• Stated exercise: Reproduce this listing in full.

• Collected data:
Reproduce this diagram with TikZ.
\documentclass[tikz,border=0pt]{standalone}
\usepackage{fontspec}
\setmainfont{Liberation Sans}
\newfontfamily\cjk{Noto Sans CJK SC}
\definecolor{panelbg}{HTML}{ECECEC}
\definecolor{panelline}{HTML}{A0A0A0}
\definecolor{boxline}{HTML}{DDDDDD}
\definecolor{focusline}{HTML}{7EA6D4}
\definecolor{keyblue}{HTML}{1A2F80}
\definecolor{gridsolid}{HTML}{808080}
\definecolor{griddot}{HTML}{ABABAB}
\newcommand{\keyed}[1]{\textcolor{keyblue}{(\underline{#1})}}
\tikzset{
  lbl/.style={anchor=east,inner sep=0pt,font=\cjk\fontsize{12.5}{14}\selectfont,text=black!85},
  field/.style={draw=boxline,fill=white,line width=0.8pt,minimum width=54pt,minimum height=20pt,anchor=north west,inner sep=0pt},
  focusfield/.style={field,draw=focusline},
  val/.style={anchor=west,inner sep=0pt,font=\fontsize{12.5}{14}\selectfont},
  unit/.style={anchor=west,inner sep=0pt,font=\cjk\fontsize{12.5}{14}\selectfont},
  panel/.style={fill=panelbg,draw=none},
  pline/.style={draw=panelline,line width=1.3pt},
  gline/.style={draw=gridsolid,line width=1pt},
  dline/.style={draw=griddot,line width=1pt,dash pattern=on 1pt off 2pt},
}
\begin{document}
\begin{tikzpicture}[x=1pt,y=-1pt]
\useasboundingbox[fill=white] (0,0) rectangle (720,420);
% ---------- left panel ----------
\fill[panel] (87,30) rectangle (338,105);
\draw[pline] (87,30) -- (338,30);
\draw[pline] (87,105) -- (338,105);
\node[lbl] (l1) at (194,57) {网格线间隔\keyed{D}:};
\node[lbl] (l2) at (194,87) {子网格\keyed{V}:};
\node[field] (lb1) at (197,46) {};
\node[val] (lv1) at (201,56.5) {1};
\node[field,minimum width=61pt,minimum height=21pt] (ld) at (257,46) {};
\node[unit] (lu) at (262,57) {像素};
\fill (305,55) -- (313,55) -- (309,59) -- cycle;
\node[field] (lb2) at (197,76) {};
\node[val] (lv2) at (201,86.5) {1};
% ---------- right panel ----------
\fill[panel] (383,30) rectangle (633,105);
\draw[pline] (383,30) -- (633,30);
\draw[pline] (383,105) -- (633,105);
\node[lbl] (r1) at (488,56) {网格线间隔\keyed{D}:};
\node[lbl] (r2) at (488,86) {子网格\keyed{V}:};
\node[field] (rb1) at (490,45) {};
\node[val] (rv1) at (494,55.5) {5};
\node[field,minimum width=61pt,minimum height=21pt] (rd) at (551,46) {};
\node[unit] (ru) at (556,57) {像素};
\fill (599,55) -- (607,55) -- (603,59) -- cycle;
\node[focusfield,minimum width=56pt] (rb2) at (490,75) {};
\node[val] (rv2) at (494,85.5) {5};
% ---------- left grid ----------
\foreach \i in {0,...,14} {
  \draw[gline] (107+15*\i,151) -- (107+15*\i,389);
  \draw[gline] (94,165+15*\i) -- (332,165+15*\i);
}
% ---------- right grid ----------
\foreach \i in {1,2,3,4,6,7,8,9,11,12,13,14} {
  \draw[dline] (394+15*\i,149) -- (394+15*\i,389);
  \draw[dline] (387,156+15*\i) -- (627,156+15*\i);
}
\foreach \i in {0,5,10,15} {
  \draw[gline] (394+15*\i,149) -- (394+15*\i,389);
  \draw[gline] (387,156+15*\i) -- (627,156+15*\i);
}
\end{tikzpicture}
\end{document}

• Task answer:
Reproduce this diagram with TikZ.
\documentclass[tikz,border=0pt]{standalone}
\usepackage{fontspec}
\setmainfont{Liberation Sans}
\newfontfamily\cjk{Noto Sans CJK SC}
\definecolor{panelbg}{HTML}{ECECEC}
\definecolor{panelline}{HTML}{A0A0A0}
\definecolor{boxline}{HTML}{DDDDDD}
\definecolor{focusline}{HTML}{7EA6D4}
\definecolor{keyblue}{HTML}{1A2F80}
\definecolor{gridsolid}{HTML}{808080}
\definecolor{griddot}{HTML}{ABABAB}
\newcommand{\keyed}[1]{\textcolor{keyblue}{(\underline{#1})}}
\tikzset{
  lbl/.style={anchor=east,inner sep=0pt,font=\cjk\fontsize{12.5}{14}\selectfont,text=black!85},
  field/.style={draw=boxline,fill=white,line width=0.8pt,minimum width=54pt,minimum height=20pt,anchor=north west,inner sep=0pt},
  focusfield/.style={field,draw=focusline},
  val/.style={anchor=west,inner sep=0pt,font=\fontsize{12.5}{14}\selectfont},
  unit/.style={anchor=west,inner sep=0pt,font=\cjk\fontsize{12.5}{14}\selectfont},
  panel/.style={fill=panelbg,draw=none},
  pline/.style={draw=panelline,line width=1.3pt},
  gline/.style={draw=gridsolid,line width=1pt},
  dline/.style={draw=griddot,line width=1pt,dash pattern=on 1pt off 2pt},
}
\begin{document}
\begin{tikzpicture}[x=1pt,y=-1pt]
\useasboundingbox[fill=white] (0,0) rectangle (720,420);
% ---------- left panel ----------
\fill[panel] (87,30) rectangle (338,105);
\draw[pline] (87,30) -- (338,30);
\draw[pline] (87,105) -- (338,105);
\node[lbl] (l1) at (194,57) {网格线间隔\keyed{D}:};
\node[lbl] (l2) at (194,87) {子网格\keyed{V}:};
\node[field] (lb1) at (197,46) {};
\node[val] (lv1) at (201,56.5) {1};
\node[field,minimum width=61pt,minimum height=21pt] (ld) at (257,46) {};
\node[unit] (lu) at (262,57) {像素};
\fill (305,55) -- (313,55) -- (309,59) -- cycle;
\node[field] (lb2) at (197,76) {};
\node[val] (lv2) at (201,86.5) {1};
% ---------- right panel ----------
\fill[panel] (383,30) rectangle (633,105);
\draw[pline] (383,30) -- (633,30);
\draw[pline] (383,105) -- (633,105);
\node[lbl] (r1) at (488,56) {网格线间隔\keyed{D}:};
\node[lbl] (r2) at (488,86) {子网格\keyed{V}:};
\node[field] (rb1) at (490,45) {};
\node[val] (rv1) at (494,55.5) {5};
\node[field,minimum width=61pt,minimum height=21pt] (rd) at (551,46) {};
\node[unit] (ru) at (556,57) {像素};
\fill (599,55) -- (607,55) -- (603,59) -- cycle;
\node[focusfield,minimum width=56pt] (rb2) at (490,75) {};
\node[val] (rv2) at (494,85.5) {5};
% ---------- left grid ----------
\foreach \i in {0,...,14} {
  \draw[gline] (107+15*\i,151) -- (107+15*\i,389);
  \draw[gline] (94,165+15*\i) -- (332,165+15*\i);
}
% ---------- right grid ----------
\foreach \i in {1,2,3,4,6,7,8,9,11,12,13,14} {
  \draw[dline] (394+15*\i,149) -- (394+15*\i,389);
  \draw[dline] (387,156+15*\i) -- (627,156+15*\i);
}
\foreach \i in {0,5,10,15} {
  \draw[gline] (394+15*\i,149) -- (394+15*\i,389);
  \draw[gline] (387,156+15*\i) -- (627,156+15*\i);
}
\end{tikzpicture}
\end{document}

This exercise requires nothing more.